In an interview with Newsday at the TTW on Newbold Street, St Clair, Laveau said the arts were needed to keep the younger generation from a life of crime.

Laveau said without the arts, citizens might as well get a green card to a different country.

“I am seeing more young people approaching the arts to express themselves. I think the arts, the theatre, all the arts and crafts, is one of the things that is going to help out Mr Gary Griffith with the crime issue in this country.

“You have to write off this generation of criminals and you have to look at the next set that are waiting to take their place.

“Those are the people who we are looking for in the theatre. I would say if the arts was not here, the country could have been worse off.”

Laveau also encouraged other producers to stop working in silos, but to work together in building the art form.

Asked if he thought the work done in the theatre was recognised, Laveau said there was no fixed facility in which the art form could be held or seen. “Not the work in the theatre but the plays, the actors – there is no professional theatre here in TT. I am still trying to get a space to do a 100-seat theatre, and that is challenging, because Trinidad is all about Carnival. We don’t have a tradition in theatre. Theatre is an imitation of Europe and America and so on. It is not indigenous to us. All the books in drama come from abroad. Everything.

“I am saying it is worthwhile, but you must understand the reality that surrounds it.”

Laveau said once places were dedicated to the staging of theatre, there would be more plays and people would start to write for the industry. He said over the years there has been a lot of progress because the workshop had been training people.

“I have seen some actors out there who can equip and sell themselves properly. We had Winston Duke (star of the film Black Panther): he was trained with us and he was also introduced to some of our productions.

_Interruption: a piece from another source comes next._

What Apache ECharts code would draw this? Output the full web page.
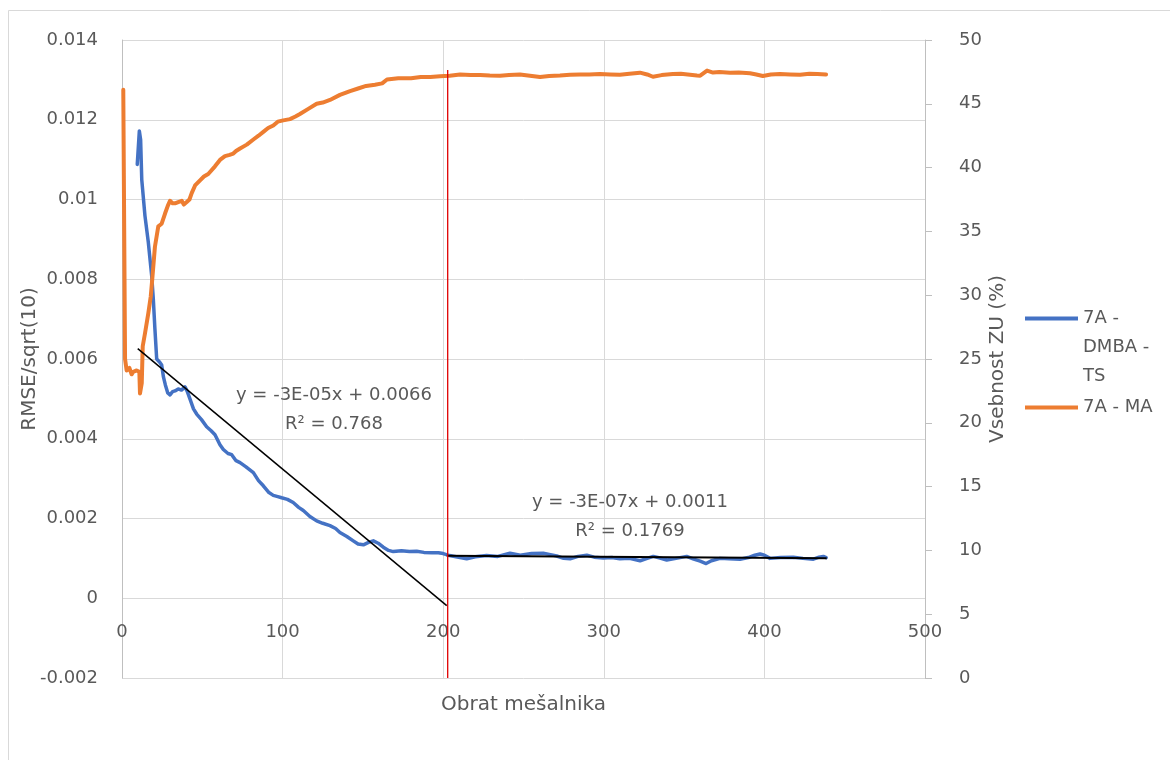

“But there is a lot of space outside TT, which includes America and England, for Trinidadian actors. You will be surprised, but outsiders do have respect for you when you say you are from Trinidad.”

He encouraged young actors to be themselves and not to impersonate someone else in the industry.

Laveau said foreigners admire Trinidadians’ intelligence and love for the art form.

The Trinidad Theatre Workshop was founded by the late Nobel laureate Derek Walcott in 1959.